On the basis of our summary of tested delinquents in the last chapter it seems extremely conservative to suppose that 10% of the manifest and potential criminals are as deficient mentally as the lowest 1.5% of the general population. Even with this assumption we find that the chances would be 48 out of a hundred that a person of this degree of deficiency would be convicted of crime.
These estimates, I believe, afford a telling argument for the indefinite isolation of at least those who are in the lowest 0.5% mentally on the ground of their potential criminality, independently of any question of the danger to society from the hereditary transmission of the diathesis of deficient delinquency.
We have heard much in recent years of the particular danger of allowing the better grade of feeble-minded, especially the morons, to be abroad in the community. Time and again it is asserted that it is this class of deficients which is most likely to become delinquent. There is a widespread confusion here between the statement that criminals in absolute numbers are drawn more frequently from the moron class and the statement that morons are relatively more likely than imbeciles or idiots to become delinquent. To the first alternative there would be no objection since morons are much more frequent than the lower grades of deficiency. On the other hand if morons are relatively more likely to be delinquent than imbeciles, then we should expect those just above the morons in ability to be more likely than morons to be delinquent. The technical answer to the problem whether the lower grades of deficiency are more likely to become delinquent could be best reached by discovering the correlation of delinquency with the different grades of deficiency.
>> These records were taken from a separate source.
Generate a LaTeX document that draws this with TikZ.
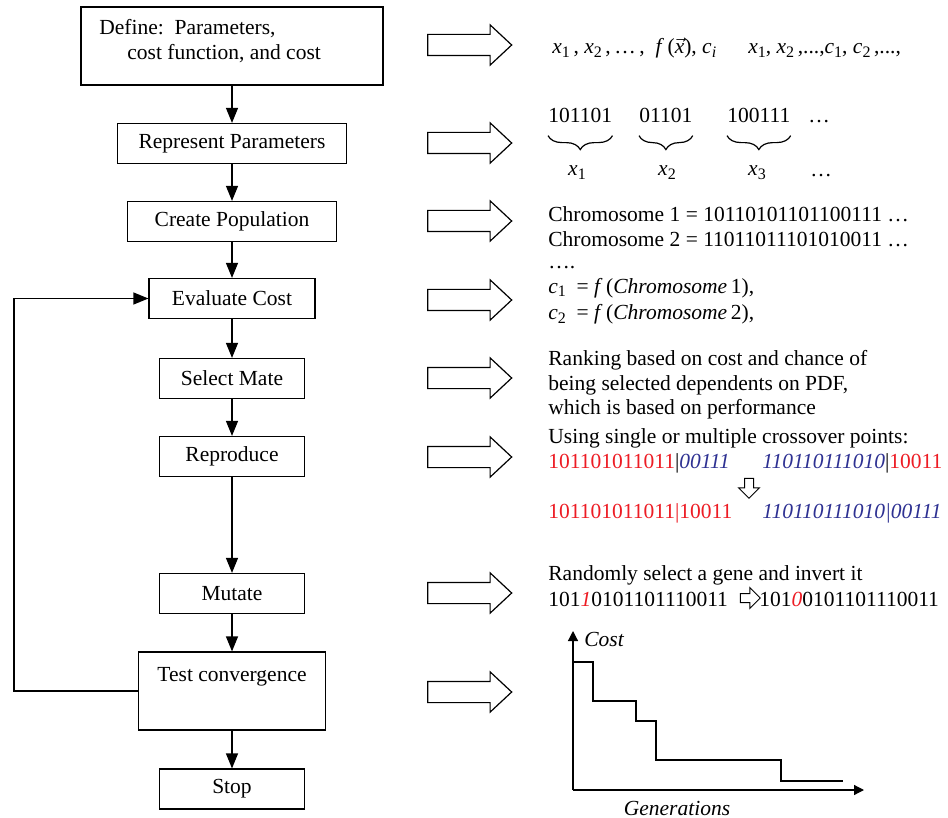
\documentclass[tikz,border=0pt]{standalone}
\usepackage{fontspec}
\setmainfont{Liberation Serif}
\usetikzlibrary{arrows.meta,shapes.arrows,decorations.pathreplacing}
\definecolor{xred}{RGB}{237,28,36}
\definecolor{xblue}{RGB}{46,49,146}
\newcommand\lowsub[1]{\raisebox{-0.35ex}{\fontsize{8}{9}\selectfont #1}}

\begin{document}
\begin{tikzpicture}[x=0.5pt,y=-0.5pt,
  every node/.style={font=\fontsize{10.75}{12.5}\selectfont},
  stepbox/.style={draw,line width=0.6pt,minimum height=20pt,inner sep=0pt},
  flow/.style={line width=0.6pt,-{Triangle[length=7.5pt,width=6pt]}},
  bigarrow/.style={draw,line width=0.6pt,single arrow,single arrow head extend=4.75pt,
    single arrow tip angle=86,minimum height=42pt,inner xsep=0pt,inner ysep=5pt},
  smallarrow/.style={draw,line width=0.5pt,single arrow,single arrow head extend=3pt,
    single arrow tip angle=90,minimum height=10pt,inner xsep=0pt,inner ysep=2pt},
  txt/.style={anchor=base west,inner sep=0pt},
  axis/.style={line width=0.6pt,-{Triangle[length=5pt,width=5pt]}}]
\useasboundingbox (0,0) rectangle (948,818);
%
% flow chart
\node[stepbox,minimum width=151pt,minimum height=39pt] (define) at (232,46) {};
\node[txt] (definel1) at (99,35) {Define:\ \ Parameters,};
\node[txt] (definel2) at (127,60) {cost function, and cost};
\node[stepbox,minimum width=114.5pt] (represent) at (232,143.5) {Represent Parameters};
\node[stepbox,minimum width=104.5pt] (create) at (232,221.5) {Create Population};
\node[stepbox,minimum width=83pt] (evaluate) at (232,298.5) {Evaluate Cost};
\node[stepbox,minimum width=72.5pt] (select) at (232,378.5) {Select Mate};
\node[stepbox,minimum width=72.5pt] (reproduce) at (232,456.5) {Reproduce};
\node[stepbox,minimum width=72.5pt] (mutate) at (232,593.5) {Mutate};
\node[stepbox,minimum width=93.5pt,minimum height=39pt] (test) at (232,691) {};
\node[anchor=base,inner sep=0pt] (testtxt) at (232,681) {Test convergence};
\node[stepbox,minimum width=72.5pt] (stop) at (232,789) {Stop};
%
\draw[flow] (define) -- (represent);
\draw[flow] (represent) -- (create);
\draw[flow] (create) -- (evaluate);
\draw[flow] (evaluate) -- (select);
\draw[flow] (select) -- (reproduce);
\draw[flow] (reproduce) -- (mutate);
\draw[flow] (mutate) -- (test);
\draw[flow] (test) -- (stop);
\draw[flow] (test.west) -- ++(-124,0) |- (evaluate.west);
%
% hollow arrows
\node[bigarrow] (arr1) at (464,45) {};
\node[bigarrow] (arr2) at (464,143) {};
\node[bigarrow] (arr3) at (464,221) {};
\node[bigarrow] (arr4) at (464,300) {};
\node[bigarrow] (arr5) at (464,378) {};
\node[bigarrow] (arr6) at (464,457) {};
\node[bigarrow] (arr7) at (464,593) {};
\node[bigarrow] (arr8) at (464,692) {};
%
% parameters and cost
\node[txt] (params) at (552,54) {\textit{x}\lowsub{1}\,, \textit{x}\lowsub{2}\,,\,…\,,\ \ \textit{f}\,($\vec{\textit{x}}$), \textit{c}\lowsub{\textit{i}}};
\node[txt] (paramlist) at (748,54) {\textit{x}\lowsub{1}, \textit{x}\lowsub{2}\,,...,\textit{c}\lowsub{1}, \textit{c}\lowsub{2}\,,...,};
%
% binary genes
\node[txt] (gene1) at (548,123) {101101};
\node[txt] (gene2) at (639,123) {01101};
\node[txt] (gene3) at (727,123) {100111};
\node[txt] (genedots) at (808,123) {…};
\draw[decorate,decoration={brace,mirror,amplitude=7pt,raise=6pt},line width=0.6pt]
  (gene1.south west) -- (gene1.south east);
\draw[decorate,decoration={brace,mirror,amplitude=7pt,raise=6pt},line width=0.6pt]
  (gene2.south west) -- (gene2.south east);
\draw[decorate,decoration={brace,mirror,amplitude=7pt,raise=6pt},line width=0.6pt]
  (gene3.south west) -- (gene3.south east);
\node[anchor=base,inner sep=0pt] (var1) at (577,176) {\textit{x}\lowsub{1}};
\node[anchor=base,inner sep=0pt] (var2) at (667,176) {\textit{x}\lowsub{2}};
\node[anchor=base,inner sep=0pt] (var3) at (757,176) {\textit{x}\lowsub{3}};
\node[txt] (vardots) at (810,177) {…};
%
% population
\node[txt] (chrom1) at (548,222) {Chromosome 1 = 10110101101100111 …};
\node[txt] (chrom2) at (548,247) {Chromosome 2 = 11011011101010011 …};
\node[txt] (chromdots) at (548,269) {….};
\node[txt] (cost1) at (548,293) {\textit{c}\lowsub{1} \ = \textit{f}\,(\textit{Chromosome}\,1),};
\node[txt] (cost2) at (548,320) {\textit{c}\lowsub{2} \ = \textit{f}\,(\textit{Chromosome}\,2),};
%
% selection
\node[txt] (rank1) at (548,365) {Ranking based on cost and chance of};
\node[txt] (rank2) at (548,390) {being selected dependents on PDF,};
\node[txt] (rank3) at (548,415) {which is based on performance};
%
% crossover
\node[txt] (cross) at (548,443) {Using single or multiple crossover points:};
\node[txt] (parent1) at (548,468) {\textcolor{xred}{101101011011}|\textcolor{xblue}{\textit{00111}}};
\node[txt] (parent2) at (762,468) {\textcolor{xblue}{\textit{110110111010}}|\textcolor{xred}{10011}};
\node[smallarrow,shape border rotate=270,inner xsep=2pt,minimum width=10pt] (crossarr) at (749,486) {};
\node[txt] (child1) at (548,518) {\textcolor{xred}{101101011011|10011}};
\node[txt] (child2) at (762,518) {\textcolor{xblue}{\textit{110110111010|00111}}};
%
% mutation
\node[txt] (mut) at (548,580) {Randomly select a gene and invert it};
\node[txt] (mutold) at (548,606) {101\textcolor{xred}{\textit{1}}0101101110011};
\node[smallarrow] (mutarr) at (748,598) {};
\node[txt] (mutnew) at (759,606) {101\textcolor{xred}{\textit{0}}0101101110011};
%
% convergence plot
\coordinate (origin) at (573,790);
\coordinate (ytop) at (573,631);
\coordinate (xend) at (864,790);
\draw[axis] (origin) -- (ytop);
\draw[axis] (origin) -- (xend);
\draw[line width=0.6pt] (573,662) -| (593,701) -| (636,721) -| (656,760) -| (781,781) -- (843,781);
\node[anchor=west,inner sep=0pt] (costlbl) at (584,639) {\textit{Cost}};
\node[anchor=center,inner sep=0pt] (genlbl) at (677,808) {\textit{Generations}};
%
\end{tikzpicture}
\end{document}
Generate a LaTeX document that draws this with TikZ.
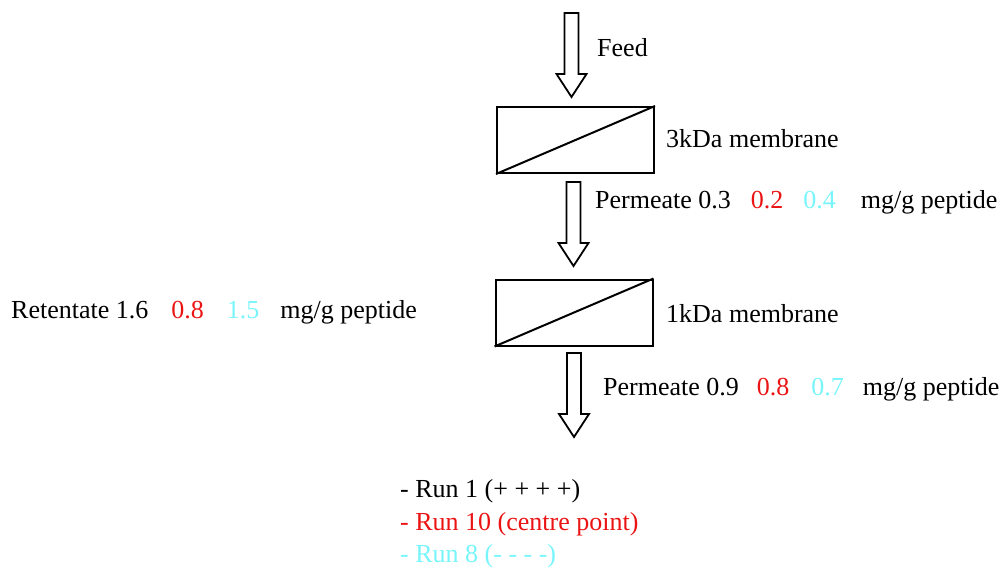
\documentclass[tikz,border=0pt]{standalone}
\usepackage{fontspec}
\setmainfont{Liberation Serif}
\definecolor{runred}{RGB}{235,20,20}
\definecolor{runcyan}{RGB}{120,245,250}
\begin{document}
\begin{tikzpicture}[x=1pt,y=-1pt,
  membrane/.style={draw,line width=2pt,minimum width=157pt,minimum height=66pt,inner sep=0pt},
  lbl/.style={anchor=base west,inner sep=0pt,font=\fontsize{26}{30}\selectfont},
  blockarrow/.pic={\draw[line width=1.8pt,line join=miter] (-7,0) -- (7,0) -- (7,61) -- (15,61) -- (0,84) -- (-15,61) -- (-7,61) -- cycle;}
]
\useasboundingbox (0,0) rectangle (1008,567);
% membranes
\node[membrane] (m1) at (575.5,140) {};
\node[membrane] (m2) at (574,312.5) {};
\draw[line width=2pt] (m1.south west) -- (m1.north east);
\draw[line width=2pt] (m2.south west) -- (m2.north east);
% block arrows
\pic (a1) at (571.5,13) {blockarrow};
\pic (a2) at (573.5,182) {blockarrow};
\pic (a3) at (574,353) {blockarrow};
% labels
\node[lbl] (feed) at (597,57) {Feed};
\node[lbl] (l3k) at (666,147) {3kDa membrane};
\node[lbl] (p1) at (595,208) {Permeate 0.3\hspace{20pt}\textcolor{runred}{0.2}\hspace{20pt}\textcolor{runcyan}{0.4}\hspace{25pt}mg/g peptide};
\node[lbl] (l1k) at (666,322) {1kDa membrane};
\node[lbl] (ret) at (11,318) {Retentate 1.6\hspace{23pt}\textcolor{runred}{0.8}\hspace{23pt}\textcolor{runcyan}{1.5}\hspace{21pt}mg/g peptide};
\node[lbl] (p2) at (603,395) {Permeate 0.9\hspace{18pt}\textcolor{runred}{0.8}\hspace{22pt}\textcolor{runcyan}{0.7}\hspace{19pt}mg/g peptide};
\node[lbl] (r1) at (400,497) {- Run 1 (+ + + +)};
\node[lbl,text=runred] (r10) at (400,530) {- Run 10 (centre point)};
\node[lbl,text=runcyan] (r8) at (400,562) {- Run 8 (- - - -)};
\end{tikzpicture}
\end{document}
Goring's data throw some light on this question since he has found the correlation between grades of intelligence and the degree of recidivism and also between intelligence and the frequency of bad reports in the penal institutions where the convicts were held. In both cases the tendency is clear for the weak-minded and imbecile to be more frequently convicted and to be reported more frequently for bad conduct than for the higher grades of intelligence which he classifies as unintelligent, fairly intelligent and intelligent. The correlation coefficient with frequency of convictions relative to time out of prison is -.16 and with frequency of bad reports is -.33. The correlation ratios are slightly higher in both cases. On the other hand the more intelligent are likely to be given longer sentences, the correlation being +.10.[[33]] It might be contended that his distinction between the lowest grades of intelligence is not objective and not very clear; but that the general tendency of the regression lines would be reversed at the lower extreme seems very improbable. In other words there is some reason to suppose that, relative to their numbers, the idiots and imbeciles would be more likely to be delinquent than the more intelligent feeble-minded provided none was confined in an institution. No idiot and few, if any, imbeciles could survive honestly in any environment without assistance.